[Stated exercise]
Output the lines below exactly, please, from the first line until the line with "ax = fig.add_axes([0.092, 0.101, 0.911, 0.865])", counting both.

[Raw data]
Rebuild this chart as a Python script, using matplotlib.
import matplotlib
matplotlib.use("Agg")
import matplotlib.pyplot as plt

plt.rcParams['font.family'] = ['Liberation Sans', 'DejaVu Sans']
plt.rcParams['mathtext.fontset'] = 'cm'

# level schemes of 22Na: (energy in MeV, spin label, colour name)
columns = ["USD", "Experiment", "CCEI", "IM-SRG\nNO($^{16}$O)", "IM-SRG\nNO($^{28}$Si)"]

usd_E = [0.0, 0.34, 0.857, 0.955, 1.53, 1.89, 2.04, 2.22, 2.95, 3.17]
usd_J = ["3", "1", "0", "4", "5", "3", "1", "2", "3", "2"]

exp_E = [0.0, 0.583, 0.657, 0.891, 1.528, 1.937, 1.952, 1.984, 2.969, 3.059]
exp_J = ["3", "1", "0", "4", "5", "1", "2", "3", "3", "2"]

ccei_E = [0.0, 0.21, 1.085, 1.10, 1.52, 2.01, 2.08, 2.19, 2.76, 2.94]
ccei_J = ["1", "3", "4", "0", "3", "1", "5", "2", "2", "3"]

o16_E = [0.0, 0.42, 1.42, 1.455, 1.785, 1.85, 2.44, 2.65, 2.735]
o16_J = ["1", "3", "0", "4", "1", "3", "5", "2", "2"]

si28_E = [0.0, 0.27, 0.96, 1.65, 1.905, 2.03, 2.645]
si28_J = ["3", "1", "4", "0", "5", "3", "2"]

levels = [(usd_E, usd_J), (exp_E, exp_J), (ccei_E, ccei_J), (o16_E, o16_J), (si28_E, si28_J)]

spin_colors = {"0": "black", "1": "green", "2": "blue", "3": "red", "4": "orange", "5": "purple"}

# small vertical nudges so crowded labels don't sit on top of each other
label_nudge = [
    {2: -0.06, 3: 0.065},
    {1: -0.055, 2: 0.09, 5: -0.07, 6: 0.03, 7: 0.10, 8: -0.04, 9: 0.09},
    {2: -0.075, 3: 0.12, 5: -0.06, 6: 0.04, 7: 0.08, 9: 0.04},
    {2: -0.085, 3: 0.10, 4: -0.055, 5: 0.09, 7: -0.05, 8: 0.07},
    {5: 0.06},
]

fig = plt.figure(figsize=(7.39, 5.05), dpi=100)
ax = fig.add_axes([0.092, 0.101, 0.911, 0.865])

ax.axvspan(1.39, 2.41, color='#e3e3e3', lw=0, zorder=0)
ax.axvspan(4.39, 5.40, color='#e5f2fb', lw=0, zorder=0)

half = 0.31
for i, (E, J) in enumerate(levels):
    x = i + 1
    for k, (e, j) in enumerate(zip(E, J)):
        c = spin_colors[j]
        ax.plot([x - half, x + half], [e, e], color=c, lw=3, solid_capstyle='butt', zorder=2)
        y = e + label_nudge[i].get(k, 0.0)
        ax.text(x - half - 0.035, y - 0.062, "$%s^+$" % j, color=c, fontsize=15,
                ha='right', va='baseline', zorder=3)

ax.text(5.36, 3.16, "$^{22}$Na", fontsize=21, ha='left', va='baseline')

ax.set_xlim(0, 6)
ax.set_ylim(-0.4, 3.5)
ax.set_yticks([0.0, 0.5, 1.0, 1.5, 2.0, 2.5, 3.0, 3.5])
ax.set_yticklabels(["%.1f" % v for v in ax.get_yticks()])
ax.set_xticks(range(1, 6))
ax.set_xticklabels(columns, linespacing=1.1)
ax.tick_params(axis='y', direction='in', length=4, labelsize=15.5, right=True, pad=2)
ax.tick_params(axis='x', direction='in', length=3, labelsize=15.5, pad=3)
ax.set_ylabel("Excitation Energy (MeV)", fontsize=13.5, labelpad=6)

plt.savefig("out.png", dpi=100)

[Answer to the task]
Rebuild this chart as a Python script, using matplotlib.
import matplotlib
matplotlib.use("Agg")
import matplotlib.pyplot as plt

plt.rcParams['font.family'] = ['Liberation Sans', 'DejaVu Sans']
plt.rcParams['mathtext.fontset'] = 'cm'

# level schemes of 22Na: (energy in MeV, spin label, colour name)
columns = ["USD", "Experiment", "CCEI", "IM-SRG\nNO($^{16}$O)", "IM-SRG\nNO($^{28}$Si)"]

usd_E = [0.0, 0.34, 0.857, 0.955, 1.53, 1.89, 2.04, 2.22, 2.95, 3.17]
usd_J = ["3", "1", "0", "4", "5", "3", "1", "2", "3", "2"]

exp_E = [0.0, 0.583, 0.657, 0.891, 1.528, 1.937, 1.952, 1.984, 2.969, 3.059]
exp_J = ["3", "1", "0", "4", "5", "1", "2", "3", "3", "2"]

ccei_E = [0.0, 0.21, 1.085, 1.10, 1.52, 2.01, 2.08, 2.19, 2.76, 2.94]
ccei_J = ["1", "3", "4", "0", "3", "1", "5", "2", "2", "3"]

o16_E = [0.0, 0.42, 1.42, 1.455, 1.785, 1.85, 2.44, 2.65, 2.735]
o16_J = ["1", "3", "0", "4", "1", "3", "5", "2", "2"]

si28_E = [0.0, 0.27, 0.96, 1.65, 1.905, 2.03, 2.645]
si28_J = ["3", "1", "4", "0", "5", "3", "2"]

levels = [(usd_E, usd_J), (exp_E, exp_J), (ccei_E, ccei_J), (o16_E, o16_J), (si28_E, si28_J)]

spin_colors = {"0": "black", "1": "green", "2": "blue", "3": "red", "4": "orange", "5": "purple"}

# small vertical nudges so crowded labels don't sit on top of each other
label_nudge = [
    {2: -0.06, 3: 0.065},
    {1: -0.055, 2: 0.09, 5: -0.07, 6: 0.03, 7: 0.10, 8: -0.04, 9: 0.09},
    {2: -0.075, 3: 0.12, 5: -0.06, 6: 0.04, 7: 0.08, 9: 0.04},
    {2: -0.085, 3: 0.10, 4: -0.055, 5: 0.09, 7: -0.05, 8: 0.07},
    {5: 0.06},
]

fig = plt.figure(figsize=(7.39, 5.05), dpi=100)
ax = fig.add_axes([0.092, 0.101, 0.911, 0.865])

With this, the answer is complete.